Oh, I know that some free software users seem fixated on denouncing Microsoft at every opportunity. You can find them on any forum with a free software slant, writing about “Micro$oft” and referring to Windoze, and seeing a deep conspiracy in every move that the company makes. Mostly, I suspect, these users are in their teens, and either passionately young or anxious to sound as though they belong.

Personally, though, my teen years are long gone. These days, I tend to hold my beliefs with a quieter but no less deep conviction.

Yet, even when I was younger, I could never rally more than an abstract dislike about Microsoft. Sure, I object to a monopoly. I’d have to be an idiot not to think that the constant anti-trust cases brought against the company world-wide are coincidences. And my personal sense of aesthetics and quality revolt against anything that is designed poorly and intended to keep the user ignorant.

But I’ve never felt much need to convert others to my beliefs, and I certainly wouldn’t be rude to Windows users.
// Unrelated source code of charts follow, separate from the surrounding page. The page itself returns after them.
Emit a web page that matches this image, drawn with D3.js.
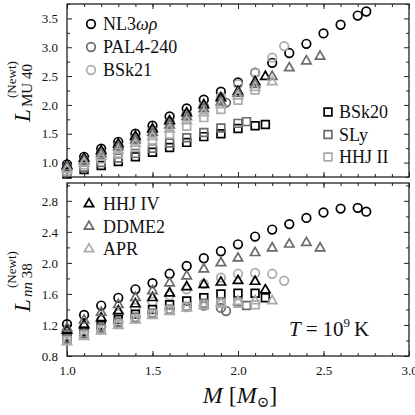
<!DOCTYPE html>
<html>
<head>
<meta charset="utf-8">
<script src="https://cdn.jsdelivr.net/npm/d3@7.9.0/dist/d3.min.js"></script>
<style>
  body { margin: 0; background: #fff; }
  svg { display: block; }
  text { font-family: "Liberation Serif", "DejaVu Serif", serif; fill: #111; }
</style>
</head>
<body>
<svg id="chart" width="415" height="415"></svg>
<script>
// equations of state, in legend order
const eosLabels = ["NL3ωρ", "PAL4-240", "BSk21", "BSk20", "SLy", "HHJ II", "HHJ IV", "DDME2", "APR"];

// stellar masses (M_sun) of each sequence
const massNL3 = [1.0, 1.1, 1.2, 1.3, 1.4, 1.5, 1.6, 1.7, 1.8, 1.9, 2.0, 2.1, 2.2, 2.3, 2.4, 2.5, 2.6, 2.7, 2.75];
const massPAL4 = [1.0, 1.1, 1.2, 1.3, 1.4, 1.5, 1.6, 1.7, 1.8, 1.9, 1.93];
const massBSk21 = [1.0, 1.1, 1.2, 1.3, 1.4, 1.5, 1.6, 1.7, 1.8, 1.9, 2.0, 2.1, 2.2, 2.27];
const massBSk20 = [1.0, 1.1, 1.2, 1.3, 1.4, 1.5, 1.6, 1.7, 1.8, 1.9, 2.0, 2.1, 2.16];
const massSLy = [1.0, 1.1, 1.2, 1.3, 1.4, 1.5, 1.6, 1.7, 1.8, 1.9, 2.0, 2.05];
const massHHJ2 = [1.0, 1.1, 1.2, 1.3, 1.4, 1.5, 1.6, 1.7, 1.8, 1.9, 2.0, 2.1];
const massHHJ4 = [1.0, 1.1, 1.2, 1.3, 1.4, 1.5, 1.6, 1.7, 1.8, 1.9, 2.0, 2.1, 2.16];
const massDDME2 = [1.0, 1.1, 1.2, 1.3, 1.4, 1.5, 1.6, 1.7, 1.8, 1.9, 2.0, 2.1, 2.2, 2.3, 2.4, 2.48];
const massAPR = [1.0, 1.1, 1.2, 1.3, 1.4, 1.5, 1.6, 1.7, 1.8, 1.9, 2.0, 2.1, 2.2];

// L^(Newt)_MU 40 (top panel)
const muNL3 = [0.97, 1.10, 1.24, 1.36, 1.50, 1.64, 1.80, 1.94, 2.09, 2.23, 2.39, 2.56, 2.73, 2.90, 3.06, 3.24, 3.39, 3.55, 3.62];
const muPAL4 = [0.93, 1.05, 1.18, 1.30, 1.43, 1.56, 1.70, 1.84, 1.98, 2.10, 2.04];
const muBSk21 = [0.90, 1.02, 1.14, 1.26, 1.38, 1.52, 1.66, 1.81, 1.96, 2.14, 2.36, 2.56, 2.82, 3.02];
const muBSk20 = [0.80, 0.88, 0.95, 1.02, 1.10, 1.18, 1.26, 1.35, 1.45, 1.50, 1.59, 1.64, 1.66];
const muSLy = [0.83, 0.92, 1.00, 1.08, 1.16, 1.25, 1.34, 1.43, 1.52, 1.60, 1.68, 1.71];
const muHHJ2 = [0.86, 0.96, 1.06, 1.15, 1.26, 1.37, 1.49, 1.63, 1.78, 1.92, 2.08, 2.26];
const muHHJ4 = [0.95, 1.07, 1.20, 1.32, 1.45, 1.58, 1.72, 1.86, 2.00, 2.12, 2.23, 2.40, 2.49];
const muDDME2 = [0.92, 1.03, 1.15, 1.27, 1.39, 1.52, 1.65, 1.79, 1.93, 2.05, 2.20, 2.35, 2.49, 2.64, 2.76, 2.84];
const muAPR = [0.88, 0.99, 1.10, 1.21, 1.33, 1.45, 1.58, 1.72, 1.86, 2.00, 2.15, 2.30, 2.40];

// L^(Newt)_nn 38 (bottom panel)
const nnNL3 = [1.21, 1.33, 1.45, 1.55, 1.66, 1.74, 1.86, 1.96, 2.06, 2.15, 2.24, 2.34, 2.43, 2.50, 2.58, 2.65, 2.70, 2.71, 2.66];
const nnPAL4 = [1.04, 1.11, 1.18, 1.24, 1.30, 1.35, 1.40, 1.43, 1.45, 1.42, 1.38];
const nnBSk21 = [1.10, 1.18, 1.26, 1.34, 1.42, 1.50, 1.58, 1.66, 1.73, 1.81, 1.86, 1.87, 1.86, 1.77];
const nnBSk20 = [1.05, 1.12, 1.20, 1.27, 1.34, 1.40, 1.46, 1.51, 1.55, 1.60, 1.61, 1.61, 1.55];
const nnSLy = [1.02, 1.09, 1.16, 1.23, 1.29, 1.35, 1.40, 1.44, 1.48, 1.50, 1.50, 1.45];
const nnHHJ2 = [1.00, 1.07, 1.14, 1.21, 1.28, 1.34, 1.39, 1.43, 1.46, 1.48, 1.48, 1.46];
const nnHHJ4 = [1.13, 1.20, 1.29, 1.38, 1.47, 1.55, 1.61, 1.69, 1.72, 1.75, 1.77, 1.76, 1.65];
const nnDDME2 = [1.16, 1.26, 1.36, 1.46, 1.55, 1.64, 1.74, 1.83, 1.92, 2.00, 2.06, 2.13, 2.19, 2.24, 2.26, 2.19];
const nnAPR = [0.98, 1.05, 1.12, 1.19, 1.26, 1.32, 1.37, 1.42, 1.45, 1.48, 1.50, 1.51, 1.51];

// ticks
const xMajor = [1.0, 1.5, 2.0, 2.5, 3.0];
const xMinor = d3.range(10, 31).map((d) => d / 10);
const topMajor = [1.0, 1.5, 2.0, 2.5, 3.0, 3.5];
const topMinor = [0.75, 1.25, 1.75, 2.25, 2.75, 3.25, 3.75];
const botMajor = [0.8, 1.2, 1.6, 2.0, 2.4, 2.8];
const botMinor = [1.0, 1.4, 1.8, 2.2, 2.6, 3.0];

const masses = [massNL3, massPAL4, massBSk21, massBSk20, massSLy, massHHJ2, massHHJ4, massDDME2, massAPR];
const muValues = [muNL3, muPAL4, muBSk21, muBSk20, muSLy, muHHJ2, muHHJ4, muDDME2, muAPR];
const nnValues = [nnNL3, nnPAL4, nnBSk21, nnBSk20, nnSLy, nnHHJ2, nnHHJ4, nnDDME2, nnAPR];

const shapes = ["circle", "circle", "circle", "square", "square", "square", "triangle", "triangle", "triangle"];
const greys = ["#000000", "#6a6a6a", "#ababab"];
const colorOf = (i) => greys[i % 3];

const svg = d3.select("#chart");
const xLeft = 67, xRight = 409;
const x = d3.scaleLinear().domain([1.0, 3.0]).range([xLeft, xRight]);
const yTop = d3.scaleLinear().domain([0.75, 3.75]).range([177, 4]);
const yBot = d3.scaleLinear().domain([0.8, 3.03]).range([356, 183]);

function marker(g, shape, cx, cy, color) {
  if (shape === "circle") {
    return g.append("circle")
      .attr("cx", cx).attr("cy", cy).attr("r", 4.3)
      .attr("fill", "none").attr("stroke", color).attr("stroke-width", 1.7);
  }
  const sym = shape === "square" ? d3.symbol(d3.symbolSquare, 60) : d3.symbol(d3.symbolTriangle, 38);
  return g.append("path")
    .attr("d", sym())
    .attr("transform", `translate(${cx},${cy})`)
    .attr("fill", "none").attr("stroke", color).attr("stroke-width", 1.7);
}

function drawPanel(y, major, minor, values, showXLabels) {
  const [yb, yt] = y.range();
  const g = svg.append("g");

  const tickStyle = (sel) => {
    sel.select(".domain").remove();
    sel.selectAll(".tick line").attr("stroke", "#222").attr("stroke-width", 1);
    sel.selectAll(".tick text").attr("font-family", "Liberation Serif").attr("font-size", 13).attr("fill", "#111");
  };

  // inward ticks on all four sides
  g.append("g").attr("transform", `translate(0,${yb})`)
    .call(d3.axisBottom(x).tickValues(xMajor).tickSize(-5).tickPadding(10).tickFormat(showXLabels ? d3.format(".1f") : () => ""))
    .call(tickStyle);
  g.append("g").attr("transform", `translate(0,${yb})`)
    .call(d3.axisBottom(x).tickValues(xMinor).tickSize(-3).tickFormat(() => ""))
    .call(tickStyle);
  g.append("g").attr("transform", `translate(0,${yt})`)
    .call(d3.axisTop(x).tickValues(xMajor).tickSize(-5).tickFormat(() => ""))
    .call(tickStyle);
  g.append("g").attr("transform", `translate(0,${yt})`)
    .call(d3.axisTop(x).tickValues(xMinor).tickSize(-3).tickFormat(() => ""))
    .call(tickStyle);
  g.append("g").attr("transform", `translate(${xLeft},0)`)
    .call(d3.axisLeft(y).tickValues(major).tickSize(-5).tickPadding(9).tickFormat(d3.format(".1f")))
    .call(tickStyle);
  g.append("g").attr("transform", `translate(${xLeft},0)`)
    .call(d3.axisLeft(y).tickValues(minor).tickSize(-3).tickFormat(() => ""))
    .call(tickStyle);
  g.append("g").attr("transform", `translate(${xRight},0)`)
    .call(d3.axisRight(y).tickValues(major).tickSize(-5).tickFormat(() => ""))
    .call(tickStyle);
  g.append("g").attr("transform", `translate(${xRight},0)`)
    .call(d3.axisRight(y).tickValues(minor).tickSize(-3).tickFormat(() => ""))
    .call(tickStyle);

  g.append("rect")
    .attr("x", xLeft).attr("y", yt)
    .attr("width", xRight - xLeft).attr("height", yb - yt)
    .attr("fill", "none").attr("stroke", "#222").attr("stroke-width", 1.3);

  // the data: circles, then squares, then triangles
  const marks = g.append("g");
  values.forEach((vals, i) => {
    vals.forEach((v, k) => {
      marker(marks, shapes[i], x(masses[i][k]), y(v), colorOf(i));
    });
  });
  return g;
}

drawPanel(yTop, topMajor, topMinor, muValues, false);
drawPanel(yBot, botMajor, botMinor, nnValues, true);

// legends
function legendEntry(i, mx, tx, cy) {
  const g = svg.append("g");
  marker(g, shapes[i], mx, cy, colorOf(i));
  const t = g.append("text").attr("x", tx).attr("y", cy + 6).attr("font-size", 18);
  const label = eosLabels[i];
  if (label.endsWith("ωρ")) {
    t.append("tspan").text(label.slice(0, -2));
    t.append("tspan").attr("font-style", "italic").text("ωρ");
  } else {
    t.text(label);
  }
}
[0, 1, 2].forEach((i, k) => legendEntry(i, 91, 103, 24 + k * 23));
[3, 4, 5].forEach((i, k) => legendEntry(i, 328, 339, 112 + k * 22.5));
[6, 7, 8].forEach((i, k) => legendEntry(i, 89, 103, 204 + k * 22.5));

// y-axis titles
function yTitle(xBase, yStart, sub, subItalicPart) {
  const g = svg.append("g").attr("transform", `translate(${xBase},${yStart}) rotate(-90)`);
  g.append("text").attr("x", 0).attr("y", 0).attr("font-size", 23).attr("font-style", "italic").text("L");
  g.append("text").attr("x", 24).attr("y", -14).attr("font-size", 13).text("(Newt)");
  const s = g.append("text").attr("x", 15).attr("y", 2).attr("font-size", 15);
  if (subItalicPart) {
    s.append("tspan").attr("font-style", "italic").text(subItalicPart);
    s.append("tspan").text(" " + sub);
  } else {
    s.text(sub);
  }
}
yTitle(30, 122, "MU 40", null);
yTitle(30, 312, "38", "nn");

// x-axis title
const xt = svg.append("text").attr("x", 240).attr("y", 403).attr("text-anchor", "middle").attr("font-size", 24);
xt.append("tspan").attr("font-style", "italic").text("M");
xt.append("tspan").text("  [");
xt.append("tspan").attr("font-style", "italic").text("M");
xt.append("tspan").attr("font-size", 15).attr("dy", 4).text("⊙");
xt.append("tspan").attr("dy", -4).text("]");

// temperature note
const tn = svg.append("text").attr("x", 289).attr("y", 336).attr("font-size", 21);
tn.append("tspan").attr("font-style", "italic").text("T");
tn.append("tspan").attr("dx", 5).text("=");
tn.append("tspan").attr("dx", 5).text("10");
tn.append("tspan").attr("font-size", 13).attr("dy", -9).text("9");
tn.append("tspan").attr("dy", 9).attr("dx", 4).text("K");
</script>
</body>
</html>
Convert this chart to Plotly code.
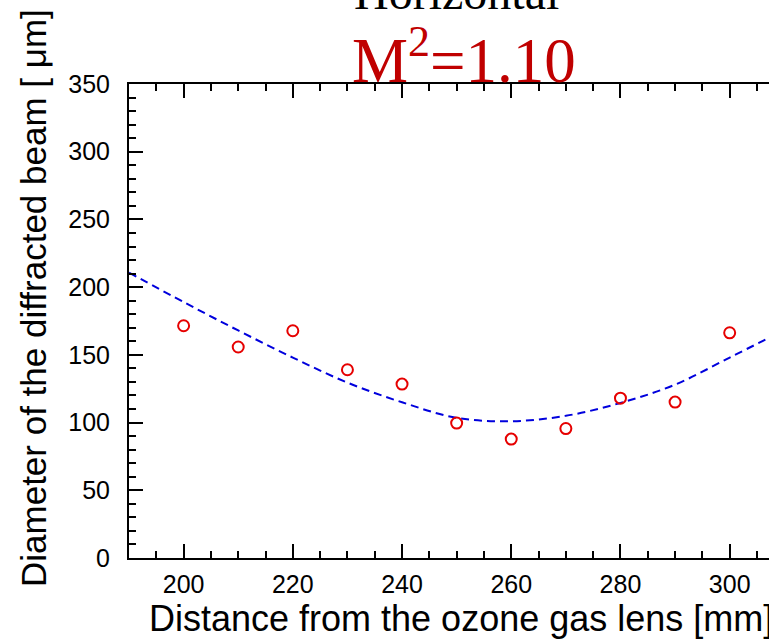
import plotly.graph_objects as go

# Measured data (diameter of diffracted beam, um)
distance_mm = [200, 210, 220, 230, 240, 250, 260, 270, 280, 290, 300]
diameter_um = [171.5, 155.8, 167.8, 139.0, 128.4, 99.6, 87.8, 95.6, 118.0, 115.1, 166.3]

# Fit curve values
fit_x = [190, 200, 210, 220, 230, 240, 250, 260, 270, 280, 290, 300, 307.2]
fit_y = [210.7, 189.0, 168.0, 148.0, 129.5, 115.0, 103.5, 101.0, 105.0, 114.5, 128.0, 148.0, 162.6]

x_ticks = [200, 220, 240, 260, 280, 300]
y_ticks = [0, 50, 100, 150, 200, 250, 300, 350]

W, H = 769, 639
L, R, T, B = 129, 0, 84, 81
PW, PH = W - L - R, H - T - B

def px(xp):
    return (xp - L) / PW

def py(yp):
    return (H - B - yp) / PH

fig = go.Figure()
fig.add_trace(go.Scatter(
    x=fit_x, y=fit_y, mode="lines",
    line=dict(color="#0000dd", width=2, dash="8px,5px", shape="spline"),
    showlegend=False, hoverinfo="skip"))
fig.add_trace(go.Scatter(
    x=distance_mm, y=diameter_um, mode="markers",
    marker=dict(symbol="circle-open", size=11, color="#e60000",
                line=dict(width=2, color="#e60000")),
    showlegend=False))

sans = "Liberation Sans, Arial, sans-serif"
serif = "Liberation Serif, Times New Roman, serif"

fig.update_layout(
    width=W, height=H, autosize=False,
    margin=dict(l=L, r=R, t=T, b=B, pad=0),
    paper_bgcolor="white", plot_bgcolor="white",
    xaxis=dict(range=[190, 307.2], tickvals=x_ticks, ticks="inside", ticklen=14,
               tickwidth=2, tickcolor="black", showline=True, linewidth=2,
               linecolor="black", mirror="ticks", showgrid=False, zeroline=False,
               ticklabelstandoff=3,
               tickfont=dict(family=sans, size=25, color="black"),
               minor=dict(dtick=5, tick0=0, ticks="inside", ticklen=7, tickwidth=2,
                          tickcolor="black", showgrid=False)),
    yaxis=dict(range=[0, 350], tickvals=y_ticks, ticks="inside", ticklen=14,
               tickwidth=2, tickcolor="black", showline=True, linewidth=2,
               linecolor="black", mirror=False, showgrid=False, zeroline=False,
               ticklabelstandoff=12,
               tickfont=dict(family=sans, size=25, color="black"),
               minor=dict(dtick=10, tick0=0, ticks="inside", ticklen=7, tickwidth=2,
                          tickcolor="black", showgrid=False)),
    annotations=[
        dict(text="Horizontal", xref="paper", yref="paper", x=px(352), y=py(21),
             xanchor="left", yanchor="bottom", showarrow=False,
             font=dict(family=serif, size=48, color="black")),
        dict(text="M<sup>2</sup>=1.10", xref="paper", yref="paper", x=px(350), y=py(98),
             xanchor="left", yanchor="bottom", showarrow=False,
             font=dict(family=serif, size=63, color="#c00000")),
        dict(text="Diameter of the diffracted beam [ μm]", xref="paper", yref="paper",
             x=px(33), y=py(298), xanchor="center", yanchor="middle", textangle=-90,
             showarrow=False, font=dict(family=sans, size=35, color="black")),
        dict(text="Distance from the ozone gas lens [mm]", xref="paper", yref="paper",
             x=px(147), y=py(641), xanchor="left", yanchor="bottom",
             showarrow=False, font=dict(family=sans, size=36, color="black")),
    ],
)

fig.write_html("out.html")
I’ve even chatted amiably with a number of Microsoft employees; some of them are pleasant people.

My move to free software was not a rejection of Microsoft so much as a discovery of a philosophy that was in sync with the rest of my social principles, and a decision to go with the superior software.

Since I made that decision, I’ve generally had a small partition with Windows on at least one machine. But it’s been kept mostly for games, and months sometimes passed between the times I booted it. For the last eight months, I didn’t have a copy of Windows running anywhere in the house, and that only changed because my new laptop came with one. I immediately minimized the partition and allocated four-fifths of the hard drive to Fedora 7. Probably, I’ll only boot into Windows when I’m doing comparison articles. I certainly don’t need it for anything else.

Under such circumstances, why would I care about Microsoft one way or the other?

The only time I’m interested at all is when a Microsoft executive makes some far-fetched statement about free software or makes a tentative attempts to interact with the free and open source software community. Yet, even then, the most I can muster is a mild professional interest. Mostly, Microsoft interacts with free software-based companies, while I prefer to use community GNU/Linux distributions, so on a personal level, I don’t care much.

I suppose that one reason people assume that I must spend my time conducting Three Minutes’ Hate sessions against Microsoft is that I earn a living from free software, so all the related issues must be of absorbing interest to me. But, the truth is, I usually leave writing about Microsoft-related issues to other people. It’s a beat that I prefer not to cover.

Anyway, even those who do write about Microsoft are rarely rabid about it. They’re professionals. They work eight hours or more a day with free software, and very few people are capable of sustaining a fierce hatred for forty hours a week. Nor are editors especially interested in paeans of hate, even if some of them have a fondness for stirring up controversy. For these reasons, if you are passionately anti-Microsoft going into free software journalism, you either don’t last long or mellow.

I could be wrong, but I suspect that the main reason people assume that I hate Microsoft is the poverty of their own imagination. For many people, Microsoft is such a large fixture in their world that — love or loathe it — the idea of not caring what the company does is almost inconceivable. They seem unable to comprehend that, among other things, the free and open source communities are refuges where – unlike the larger world – Microsoft’s latest doings or Windows’ new security patch are irrelevant.

Frankly, the obsession with Microsoft is theirs, not mine. There are days, even weeks sometimes, when I don’t think of Microsoft one way or the other. Believe it or not, mostly Microsoft just doesn’t enter into my life.